It seems +Stuart Langridge
may be the only designer here not lacking work ethic and understanding of grade 5 arithmetic. This post exemplifies today's designers' laziness and denseness. Computers just do whatever it is we humans tell them too. So a computer sizing an icon is, and forever will be, simply doing math.
To reiterate Stuart's example: 24 is 1.5 times of 16. If you have a 3 pixel high rectangle in your 16 pixel squared asset, when you multiply by 1.5 you will have a 4.5 pixel rectangle in a 24 pixel squared asset. No matter how you tell the computer to do the math, it will never be a whole number that will automatically be placed so that it is on pixel.

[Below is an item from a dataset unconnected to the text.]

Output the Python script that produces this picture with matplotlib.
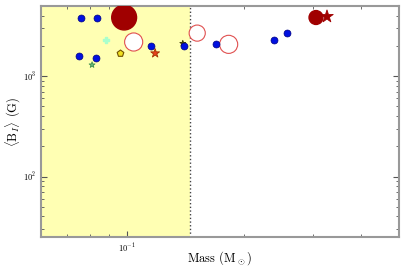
import matplotlib
matplotlib.use('Agg')
import matplotlib.pyplot as plt
from matplotlib.ticker import NullFormatter

plt.rcParams['font.family'] = 'serif'
plt.rcParams['font.serif'] = ['cmr10']
plt.rcParams['mathtext.fontset'] = 'cm'
plt.rcParams['axes.formatter.use_mathtext'] = True

# blue points
blue_mass = [0.0762, 0.0837, 0.0753, 0.0832, 0.1153, 0.140, 0.1694, 0.238, 0.2576]
blue_b = [3840, 3840, 1590, 1510, 1995, 1995, 2075, 2290, 2670]

# open red circles
open_mass = [0.1039, 0.1514, 0.1824]
open_b = [2190, 2685, 2075]
open_size = [170, 135, 170]

# filled dark red circles
dark_mass = [0.0982, 0.306]
dark_b = [3840, 3840]
dark_size = [320, 100]

# stars / misc single objects
star_mass = [0.3266, 0.118, 0.0812, 0.139]
star_b = [3930, 1690, 1295, 2120]
star_face = ['#a00000', '#e8401c', '#6fbf7f', '#555500']
star_edge = ['#a00000', '#a03000', '#3f8f4f', '#333300']
star_size = [90, 45, 20, 20]

yellow_mass = [0.0959]
yellow_b = [1690]
green_mass = [0.0882]
green_b = [2290]

boundary_mass = 0.145

fig = plt.figure(figsize=(4.07, 2.67), dpi=100)
ax = fig.add_axes([0.1007, 0.1124, 0.8793, 0.8651])
ax.set_xscale('log')
ax.set_yscale('log')
ax.set_xlim(0.06, 0.5)
ax.set_ylim(25, 5000)

ax.axvspan(0.06, boundary_mass, color='#ffffb3', zorder=0, lw=0)
ax.axvline(boundary_mass, color='#444444', ls=':', lw=1, zorder=1)

ax.scatter(dark_mass, dark_b, s=dark_size, c='#a00000', edgecolors='#a00000', zorder=3)
ax.scatter(open_mass, open_b, s=open_size, facecolors='white', edgecolors='#e05050', lw=0.8, zorder=3)
ax.scatter(star_mass, star_b, s=star_size, marker='*', c=star_face, edgecolors=star_edge, lw=0.6, zorder=4)
ax.scatter(yellow_mass, yellow_b, s=25, marker='p', c='#f0e020', edgecolors='#705000', lw=0.8, zorder=4)
ax.scatter(green_mass, green_b, s=20, marker='P', c='#aaffcc', edgecolors='#aaffcc', zorder=4)
ax.scatter(blue_mass, blue_b, s=25, c='#0010e0', edgecolors='#000080', lw=0.5, zorder=5)

for side in ax.spines.values():
    side.set_color('#999999')
    side.set_linewidth(1.5)
ax.tick_params(which='both', direction='in', top=True, right=True, colors='#555555', labelcolor='black', labelsize=6)
ax.tick_params(which='major', length=4)
ax.tick_params(which='minor', length=2)
ax.xaxis.set_minor_formatter(NullFormatter())
ax.yaxis.set_minor_formatter(NullFormatter())

ax.set_xlabel(r'Mass (M$_\odot$)', fontsize=9)
ax.set_ylabel(r'$\langle\mathrm{B}_I\rangle$ (G)', fontsize=9)
ax.xaxis.set_label_coords(0.5, -0.055)
ax.yaxis.set_label_coords(-0.05, 0.5)

fig.savefig('out.png', dpi=100)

This problem hasn't existed since the dawn of Apple's "retina" displays. It has been prevalent for years prior. There are already solutions out there. They just call for humans to know basic arithmetic and be willing to put in extra effort.
You certainly can use JS to grab different assets for different sizes. That is probably the best way for web work. For downloaded applications, you'll have to do something simliar. You'll have to create the various sized assets and programmatically call the correct ones for the correct resolutions—that is, of course, dependent on the programming language, runtime environment, and/or development tools used to create whatever it is you are creating. UIKit for iOS, for example, doesn't need you to do anything special beyond having two of the same asset, one with "@2x" appended (this gets trickier when creating a phone and pad app in one bundle). A font definitely won't help this (using a font just goes to show designer negligence). SVG won't do this (less lazy but not reliable, unless you create SVGs for the different sizes).
This means there is only one simple solution to all of this. It goes by the concept of Designer Diligence. You, Mr. and Ms. Designer are going to have to do extra work and learn how to do some simple math to get your assets on pixel for all various sizes, that is, if you care enough. No, it's not "easy," but it is your "job."